» **Material provided**
++++++

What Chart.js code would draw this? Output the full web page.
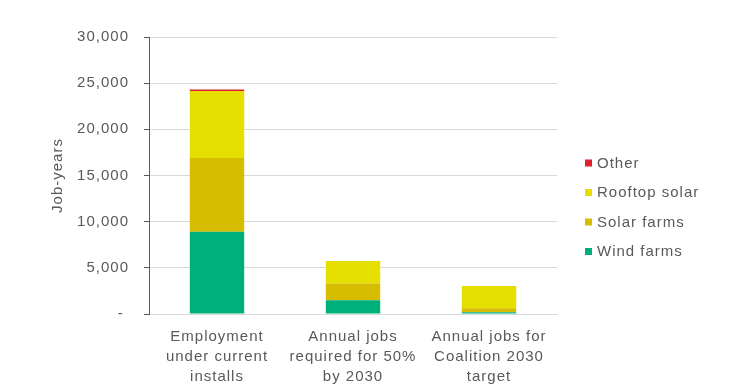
<!DOCTYPE html>
<html>
<head>
<meta charset="utf-8">
<script src="https://cdn.jsdelivr.net/npm/chart.js@4"></script>
<style>
html,body{margin:0;padding:0;background:#fff;}
#wrap{width:752px;height:386px;}
</style>
</head>
<body>
<div id="wrap"><canvas id="c" width="752" height="386"></canvas></div>
<script>
const categories = [
  ["Employment", "under current", "installs"],
  ["Annual jobs", "required for 50%", "by 2030"],
  ["Annual jobs for", "Coalition 2030", "target"]
];
const windFarms = [8900, 1500, 180];
const solarFarms = [8000, 1800, 440];
const rooftopSolar = [7250, 2450, 2400];
const other = [170, 0, 0];
const yTicks = [0, 5000, 10000, 15000, 20000, 25000, 30000];
const seriesNames = ["Wind farms", "Solar farms", "Rooftop solar", "Other"];
const seriesColors = ["#00B07B", "#D6BD00", "#E5DF00", "#E0202B"];

const FONT = "'Liberation Sans', Arial, sans-serif";
const TXT = "#595959";

const canvas = document.getElementById('c');

const spacingPlugin = {
  id: 'spacing',
  beforeDraw(chart) { chart.ctx.letterSpacing = '1px'; },
  afterDraw(chart) { chart.ctx.letterSpacing = '0px'; }
};

const legendPlugin = {
  id: 'customLegend',
  afterDraw(chart) {
    const ctx = chart.ctx;
    const ds = chart.data.datasets;
    ctx.save();
    ctx.letterSpacing = '1px';
    ctx.font = "15px " + FONT;
    ctx.textBaseline = 'middle';
    ctx.textAlign = 'left';
    const x0 = chart.chartArea.right + 28;
    const y0 = 163;
    const step = 29.5;
    let i = 0;
    for (let k = ds.length - 1; k >= 0; k--) {
      const y = y0 + i * step;
      ctx.fillStyle = ds[k].backgroundColor;
      ctx.fillRect(x0, y - 3.5, 7, 7);
      ctx.fillStyle = TXT;
      ctx.fillText(ds[k].label, x0 + 12, y + 0.5);
      i++;
    }
    ctx.restore();
  }
};

const values = [windFarms, solarFarms, rooftopSolar, other];

new Chart(canvas, {
  type: 'bar',
  data: {
    labels: categories,
    datasets: values.map((v, i) => ({
      label: seriesNames[i],
      data: v,
      backgroundColor: seriesColors[i],
      borderWidth: 0,
      barPercentage: 0.4,
      categoryPercentage: 1.0
    }))
  },
  options: {
    responsive: false,
    animation: false,
    layout: { padding: { left: 0, right: 195, top: 37, bottom: 0 } },
    plugins: {
      legend: { display: false },
      tooltip: { enabled: false }
    },
    scales: {
      x: {
        stacked: true,
        afterFit(scale) { scale.height = 72; },
        grid: { display: false, drawTicks: false },
        border: { display: true, color: '#D9D9D9', width: 1 },
        ticks: {
          color: TXT,
          font: { family: FONT, size: 15, lineHeight: 1.33 },
          padding: 13,
          maxRotation: 0,
          autoSkip: false
        }
      },
      y: {
        stacked: true,
        min: 0,
        max: 30000,
        afterBuildTicks(scale) { scale.ticks = yTicks.map(v => ({ value: v })); },
        afterFit(scale) { scale.width = 149; },
        grid: { color: '#D9D9D9', tickColor: '#595959', tickLength: 5, drawTicks: true },
        border: { display: true, color: '#595959', width: 1 },
        ticks: {
          color: TXT,
          font: { family: FONT, size: 15 },
          padding: 15,
          callback: v => v === 0 ? '- ' : v.toLocaleString('en-US')
        },
        title: {
          display: true,
          text: 'Job-years',
          color: TXT,
          font: { family: FONT, size: 15 },
          padding: { top: 49, bottom: 0 }
        }
      }
    }
  },
  plugins: [spacingPlugin, legendPlugin]
});
</script>
</body>
</html>
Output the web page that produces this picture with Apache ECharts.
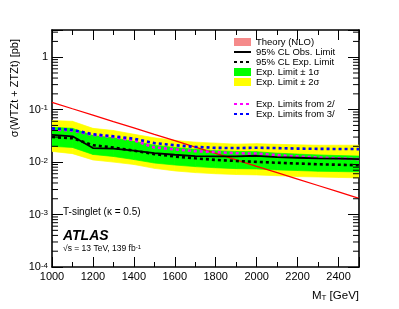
<!DOCTYPE html>
<html><head><meta charset="utf-8">
<script src="https://cdn.jsdelivr.net/npm/echarts@6/dist/echarts.min.js"></script>
<style>html,body{margin:0;padding:0;background:#fff}#c{width:399px;height:309px}</style>
</head><body><div id="c"></div>
<script>
// ---- data ----
const masses    = [1000,1100,1200,1300,1400,1500,1600,1700,1800,1900,2000,2100,2200,2300,2400,2500];
const theory    = [0.138,0.104,0.0787,0.0594,0.0449,0.0339,0.0256,0.0193,0.0146,0.0110,0.0083,0.00628,0.00474,0.00358,0.0027,0.00204];
const observed  = [0.033,0.031,0.0185,0.018,0.0165,0.0148,0.0138,0.0130,0.0128,0.0129,0.0132,0.0124,0.0121,0.0118,0.0116,0.0114];
const expected  = [0.030,0.0285,0.021,0.019,0.0165,0.0142,0.0128,0.0118,0.0110,0.0105,0.0101,0.0097,0.0094,0.0091,0.0089,0.0087];
const green_hi  = [0.046,0.044,0.032,0.029,0.025,0.021,0.019,0.0175,0.0165,0.016,0.0158,0.0148,0.0142,0.0137,0.0133,0.0130];
const green_lo  = [0.0200,0.0190,0.0140,0.0128,0.0112,0.0096,0.0088,0.0082,0.0078,0.0075,0.0074,0.0071,0.0069,0.0067,0.0066,0.0065];
const yellow_hi = [0.062,0.060,0.044,0.040,0.034,0.029,0.026,0.024,0.023,0.022,0.0225,0.0218,0.0213,0.021,0.021,0.021];
const yellow_lo = [0.0160,0.0145,0.0110,0.0100,0.0090,0.0076,0.0068,0.0063,0.0060,0.0058,0.0057,0.0055,0.0053,0.0052,0.0051,0.0050];
const exp2l     = [0.042,0.040,0.033,0.030,0.026,0.019,0.0175,0.0162,0.0155,0.0148,0.0145,0.0136,0.0128,0.0122,0.0118,0.0114];
const exp3l     = [0.044,0.041,0.034,0.031,0.028,0.023,0.021,0.0195,0.0187,0.0185,0.0188,0.0185,0.0181,0.0179,0.0178,0.0177];
const xMin = 1000, xMax = 2500, yMin = 1e-4, yMax = 3.3;
const names = ['Theory (NLO)','95% CL Obs. Limit','95% CL Exp. Limit','Exp. Limit \u00b1 1\u03c3','Exp. Limit \u00b1 2\u03c3','Exp. Limits from 2/','Exp. Limits from 3/'];

const FONT = 'Liberation Sans, Arial, Helvetica, sans-serif';
const chart = echarts.init(document.getElementById('c'), null, {renderer:'canvas', width:399, height:309});

const pairs = arr => masses.map((m,i)=>[m, arr[i]]);

function band(name, lo, hi, color, z) {
  const segs = masses.slice(0,-1).map((m,i)=>[m, lo[i], hi[i], masses[i+1], lo[i+1], hi[i+1]]);
  return {
    type:'custom', name, data:segs, z, silent:true, clip:true,
    encode:{x:[0,3], y:[1,2,4,5]},
    itemStyle:{color},
    renderItem(params, api){
      const a = api.coord([api.value(0), api.value(2)]);
      const b = api.coord([api.value(3), api.value(5)]);
      const c = api.coord([api.value(3), api.value(4)]);
      const d = api.coord([api.value(0), api.value(1)]);
      return {type:'polygon', shape:{points:[a,b,c,d]}, style:{fill:color, stroke:color, lineWidth:0.7}};
    }
  };
}

// minor log ticks (2..9 per decade) on left and right frame
const yMinor = [];
for (let e=-4; e<=0; e++) for (let k=2; k<=9; k++) { const v = k*Math.pow(10,e); if (v < yMax) yMinor.push(v); }

const lineS = (name, data, color, width, type, z) => ({
  type:'line', name, data:pairs(data), symbol:'none', z, silent:true,
  lineStyle:{color, width, type, cap:'butt'}, itemStyle:{color}
});

const ylab = v => {
  const l = Math.log10(v), e = Math.round(l);
  if (Math.abs(l-e) > 1e-6) return '';
  if (e === 0) return '{b|1}';
  return '{b|10}{s|' + e + '}';
};

const legendBase = {show:true, orient:'vertical', left:233, itemWidth:17, itemHeight:8, itemGap:0,
  padding:0, selectedMode:false,
  textStyle:{fontSize:9.5, fontFamily:FONT, color:'#000', lineHeight:10}};
const lineItem = name => ({name, itemStyle:{opacity:0, borderWidth:0}});

const option = {
  animation:false,
  backgroundColor:'#fff',
  grid:{left:52, right:40, top:30, bottom:42, outerBoundsMode:'none'},
  xAxis:[
    {type:'value', min:xMin, max:xMax, interval:200, position:'bottom',
     axisLine:{show:true, onZero:false, lineStyle:{color:'#000', width:1.6}},
     axisTick:{show:true, inside:true, length:10, lineStyle:{color:'#000', width:1}},
     minorTick:{show:true, splitNumber:2, length:5, lineStyle:{color:'#000', width:1}},
     splitLine:{show:false},
     axisLabel:{show:true, margin:4, color:'#000', fontSize:11, fontFamily:FONT,
       formatter: v => (v % 200 === 0 && v < xMax) ? String(v) : ''}},
    {type:'value', min:xMin, max:xMax, interval:200, position:'top',
     axisLine:{show:true, onZero:false, lineStyle:{color:'#000', width:1.6}},
     axisTick:{show:true, inside:true, length:10, lineStyle:{color:'#000', width:1}},
     minorTick:{show:true, splitNumber:2, length:5, lineStyle:{color:'#000', width:1}},
     splitLine:{show:false}, axisLabel:{show:false}}
  ],
  yAxis:[
    {type:'log', logBase:10, min:yMin, max:yMax, position:'left',
     axisLine:{show:true, onZero:false, lineStyle:{color:'#000', width:1.6}},
     axisTick:{show:true, inside:true, length:11, lineStyle:{color:'#000', width:1}},
     minorTick:{show:false}, splitLine:{show:false},
     axisLabel:{show:true, margin:4, color:'#000', fontFamily:FONT, formatter: ylab,
       rich:{b:{fontSize:11, fontFamily:FONT, color:'#000', verticalAlign:'bottom', lineHeight:11},
             s:{fontSize:8, fontFamily:FONT, color:'#000', verticalAlign:'top', lineHeight:8, padding:[0,0,6,0]}}}},
    {type:'log', logBase:10, min:yMin, max:yMax, position:'right',
     axisLine:{show:true, onZero:false, lineStyle:{color:'#000', width:1.6}},
     axisTick:{show:true, inside:true, length:11, lineStyle:{color:'#000', width:1}},
     minorTick:{show:false}, splitLine:{show:false}, axisLabel:{show:false}}
  ],
  legend:[
    Object.assign({}, legendBase, {top:37,
     data:[
       {name:names[0], icon:'rect', itemStyle:{color:'#f58a8a'}},
       lineItem(names[1]),
       lineItem(names[2]),
       {name:names[3], icon:'rect'},
       {name:names[4], icon:'rect'}
     ]}),
    Object.assign({}, legendBase, {top:99,
     data:[lineItem(names[5]), lineItem(names[6])]})
  ],
  series:[
    band(names[4], yellow_lo, yellow_hi, '#ffff00', 1),
    band(names[3], green_lo, green_hi, '#00ff00', 2),
    lineS(names[0], theory, '#ff0000', 1.3, 'solid', 3),
    lineS(names[5], exp2l, '#ff00ff', 2.6, [3,3], 4),
    lineS(names[6], exp3l, '#0000ff', 2.6, [3,3], 5),
    lineS(names[2], expected, '#000000', 2.6, [3,3], 6),
    lineS(names[1], observed, '#000000', 1.8, 'solid', 7),
    {type:'custom', name:'minorTicks', data:yMinor.map(v=>[v]), z:10, silent:true, clip:false,
     encode:{y:0},
     renderItem(params, api){
       const v = api.value(0);
       const L = api.coord([xMin, v]), R = api.coord([xMax, v]);
       return {type:'group', children:[
         {type:'line', shape:{x1:L[0], y1:L[1], x2:L[0]+6, y2:L[1]}, style:{stroke:'#000', lineWidth:1}},
         {type:'line', shape:{x1:R[0], y1:R[1], x2:R[0]-6, y2:R[1]}, style:{stroke:'#000', lineWidth:1}}
       ]};
     }}
  ],
  graphic:[
    {type:'text', x:15, y:39, rotation:Math.PI/2,
     style:{text:'\u03c3(WTZt + ZTZt) [pb]', font:'11px '+FONT, fill:'#000', textAlign:'right', textVerticalAlign:'middle'}},
    {type:'text', right:40, top:288,
     style:{text:'{m|M}{t|T}{m| [GeV]}', fill:'#000',
       rich:{m:{fontSize:11.5, fontFamily:FONT, verticalAlign:'top', lineHeight:12},
             t:{fontSize:8, fontFamily:FONT, verticalAlign:'bottom', lineHeight:8, padding:[6,0,0,0]}}}},
    {type:'text', left:63, top:207,
     style:{text:'T-singlet (\u03ba = 0.5)', font:'10px '+FONT, fill:'#000'}},
    {type:'text', left:63, top:229,
     style:{text:'ATLAS', font:'italic bold 14px '+FONT, fill:'#000'}},
    {type:'text', left:63, top:244,
     style:{text:'{a|\u221as = 13 TeV, 139 fb}{s|-1}', fill:'#000',
       rich:{a:{fontSize:8.5, fontFamily:FONT, verticalAlign:'bottom', lineHeight:9},
             s:{fontSize:6, fontFamily:FONT, verticalAlign:'top', lineHeight:6, padding:[0,0,4,0]}}}}
  ]
};
chart.setOption(option);
</script></body></html>
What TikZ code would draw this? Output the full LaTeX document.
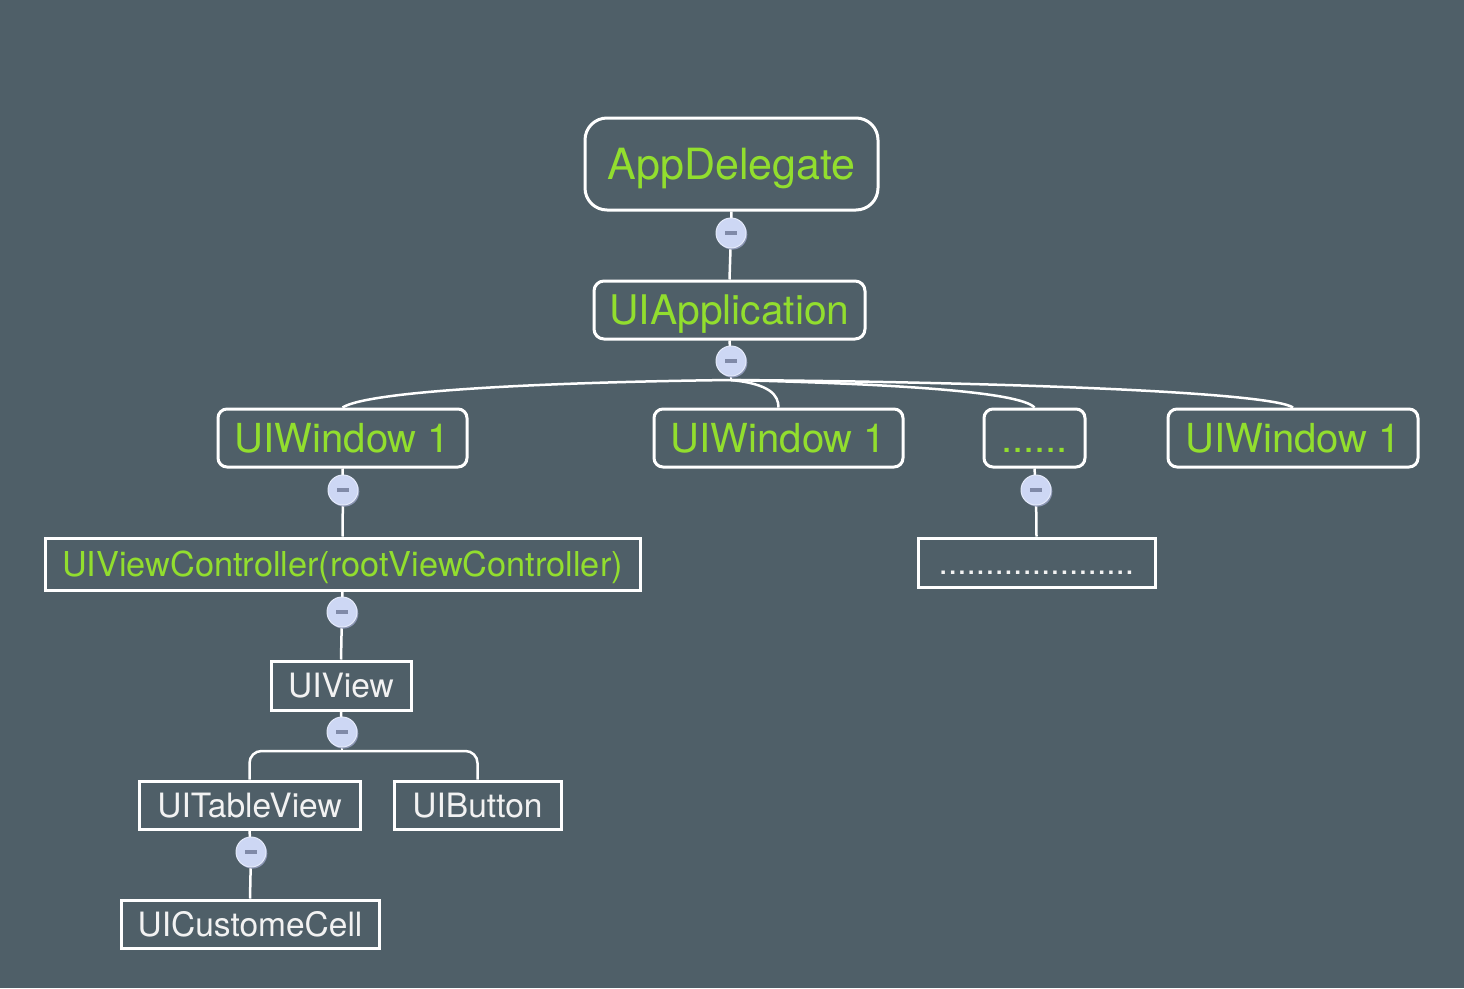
\documentclass[tikz,border=0pt]{standalone}
\usepackage{fontspec}
\setmainfont{TeX Gyre Heros}
\definecolor{bg}{RGB}{79,95,104}
\definecolor{grn}{RGB}{146,222,46}
\definecolor{knobfill}{RGB}{205,215,244}
\definecolor{knobedge}{RGB}{228,234,250}
\definecolor{knobshade}{RGB}{140,150,180}
\definecolor{minuscol}{RGB}{128,138,168}
\definecolor{txtwhite}{RGB}{242,242,242}
\tikzset{
  nb/.style={draw=white, line width=3pt, inner sep=0pt, text depth=0pt},
  rnd/.style={rounded corners=#1},
  gtxt/.style={text=grn},
  wtxt/.style={text=txtwhite},
  conn/.style={draw=white, line width=2.5pt},
  knob/.style={circle, fill=knobfill, draw=knobedge, line width=1pt, minimum size=30pt, inner sep=0pt,
    preaction={fill=knobshade, transform canvas={shift={(1.3pt,-1.6pt)}}},
    path picture={\draw[minuscol, line width=3.4pt] ([xshift=-6pt]path picture bounding box.center) -- ([xshift=6pt]path picture bounding box.center);}},
  big/.style={font=\fontsize{43}{43}\selectfont, text height=31pt},
  bigb/.style={font=\fontsize{40.8}{40.8}\selectfont, text height=29.4pt},
  mid/.style={font=\fontsize{40}{40}\selectfont, text height=28.8pt},
  sml/.style={font=\fontsize{33.5}{33.5}\selectfont, text height=24.1pt},
  vcf/.style={font=\fontsize{34.3}{34.3}\selectfont, text height=24.7pt},
}
\begin{document}
\begin{tikzpicture}[x=1pt,y=-1pt]
\fill[bg] (0,0) rectangle (1464,988);
\useasboundingbox (0,0) rectangle (1464,988);

% nodes
\node[nb, rnd=22pt, gtxt, big, minimum width=293pt, minimum height=92pt] (app) at (731.5,164) {AppDelegate};
\node[nb, rnd=10pt, gtxt, bigb, minimum width=271pt, minimum height=58pt] (uiapp) at (729.5,310) {UIApplication};
\node[nb, rnd=9pt, gtxt, mid, minimum width=249pt, minimum height=58pt] (w1) at (342.5,438) {UIWindow 1};
\node[nb, rnd=9pt, gtxt, mid, minimum width=249pt, minimum height=58pt] (w2) at (778.5,438) {UIWindow 1};
\node[nb, rnd=9pt, gtxt, mid, minimum width=101pt, minimum height=58pt] (w3) at (1034.5,438) {......};
\node[nb, rnd=9pt, gtxt, mid, minimum width=250pt, minimum height=58pt] (w4) at (1293,438) {UIWindow 1};
\node[nb, gtxt, vcf, minimum width=595pt, minimum height=52pt] (vc) at (342.5,564) {UIViewController(rootViewController)};
\node[nb, wtxt, sml, minimum width=237pt, minimum height=49pt] (dots) at (1036.5,562.5) {.....................};
\node[nb, wtxt, sml, minimum width=140pt, minimum height=49pt] (view) at (341,685.5) {UIView};
\node[nb, wtxt, sml, minimum width=221pt, minimum height=48pt] (table) at (249.5,805) {UITableView};
\node[nb, wtxt, sml, minimum width=167pt, minimum height=48pt] (button) at (477.5,805) {UIButton};
\node[nb, wtxt, sml, minimum width=258pt, minimum height=48pt] (cell) at (250,924) {UICustomeCell};

\coordinate (j2) at (731,380);
\coordinate (j6) at (342,751);

% connectors (drawn through knob centres, knobs on top)
\coordinate (k1c) at (731,233);
\coordinate (k2c) at (731,361);
\coordinate (k3c) at (343,490);
\coordinate (k4c) at (1036,490);
\coordinate (k5c) at (342,612);
\coordinate (k6c) at (342,732);
\coordinate (k7c) at (251,852);

\draw[conn] (app.south) -- (k1c);
\draw[conn] (k1c) -- (uiapp.north);
\draw[conn] (uiapp.south) -- (k2c);
\draw[conn] (k2c) -- (j2);
\draw[conn] (j2) .. controls (560,382) and (370,390) .. (w1.north);
\draw[conn] (j2) .. controls (770,384) and (778.5,395) .. (w2.north);
\draw[conn] (j2) .. controls (900,384) and (1020,392) .. (w3.north);
\draw[conn] (j2) .. controls (1000,382) and (1270,392) .. (w4.north);
\draw[conn] (w1.south) -- (k3c);
\draw[conn] (k3c) -- (vc.north);
\draw[conn] (w3.south) -- (k4c);
\draw[conn] (k4c) -- (dots.north);
\draw[conn] (vc.south) -- (k5c);
\draw[conn] (k5c) -- (view.north);
\draw[conn] (view.south) -- (k6c);
\draw[conn] (k6c) -- (j6);
\draw[conn, rounded corners=12pt] (table.north) |- (j6) -| (button.north);
\draw[conn] (table.south) -- (k7c);
\draw[conn] (k7c) -- (cell.north);

% knobs
\node[knob] (k1) at (k1c) {};
\node[knob] (k2) at (k2c) {};
\node[knob] (k3) at (k3c) {};
\node[knob] (k4) at (k4c) {};
\node[knob] (k5) at (k5c) {};
\node[knob] (k6) at (k6c) {};
\node[knob] (k7) at (k7c) {};
\end{tikzpicture}
\end{document}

++++++

All lines from the start of the entries through the one with "const values = [windFarms, solarFarms, rooftopSolar, other];" are to be output exactly; omit the pictures.

» **Final result**
What Chart.js code would draw this? Output the full web page.
<!DOCTYPE html>
<html>
<head>
<meta charset="utf-8">
<script src="https://cdn.jsdelivr.net/npm/chart.js@4"></script>
<style>
html,body{margin:0;padding:0;background:#fff;}
#wrap{width:752px;height:386px;}
</style>
</head>
<body>
<div id="wrap"><canvas id="c" width="752" height="386"></canvas></div>
<script>
const categories = [
  ["Employment", "under current", "installs"],
  ["Annual jobs", "required for 50%", "by 2030"],
  ["Annual jobs for", "Coalition 2030", "target"]
];
const windFarms = [8900, 1500, 180];
const solarFarms = [8000, 1800, 440];
const rooftopSolar = [7250, 2450, 2400];
const other = [170, 0, 0];
const yTicks = [0, 5000, 10000, 15000, 20000, 25000, 30000];
const seriesNames = ["Wind farms", "Solar farms", "Rooftop solar", "Other"];
const seriesColors = ["#00B07B", "#D6BD00", "#E5DF00", "#E0202B"];

const FONT = "'Liberation Sans', Arial, sans-serif";
const TXT = "#595959";

const canvas = document.getElementById('c');

const spacingPlugin = {
  id: 'spacing',
  beforeDraw(chart) { chart.ctx.letterSpacing = '1px'; },
  afterDraw(chart) { chart.ctx.letterSpacing = '0px'; }
};

const legendPlugin = {
  id: 'customLegend',
  afterDraw(chart) {
    const ctx = chart.ctx;
    const ds = chart.data.datasets;
    ctx.save();
    ctx.letterSpacing = '1px';
    ctx.font = "15px " + FONT;
    ctx.textBaseline = 'middle';
    ctx.textAlign = 'left';
    const x0 = chart.chartArea.right + 28;
    const y0 = 163;
    const step = 29.5;
    let i = 0;
    for (let k = ds.length - 1; k >= 0; k--) {
      const y = y0 + i * step;
      ctx.fillStyle = ds[k].backgroundColor;
      ctx.fillRect(x0, y - 3.5, 7, 7);
      ctx.fillStyle = TXT;
      ctx.fillText(ds[k].label, x0 + 12, y + 0.5);
      i++;
    }
    ctx.restore();
  }
};

const values = [windFarms, solarFarms, rooftopSolar, other];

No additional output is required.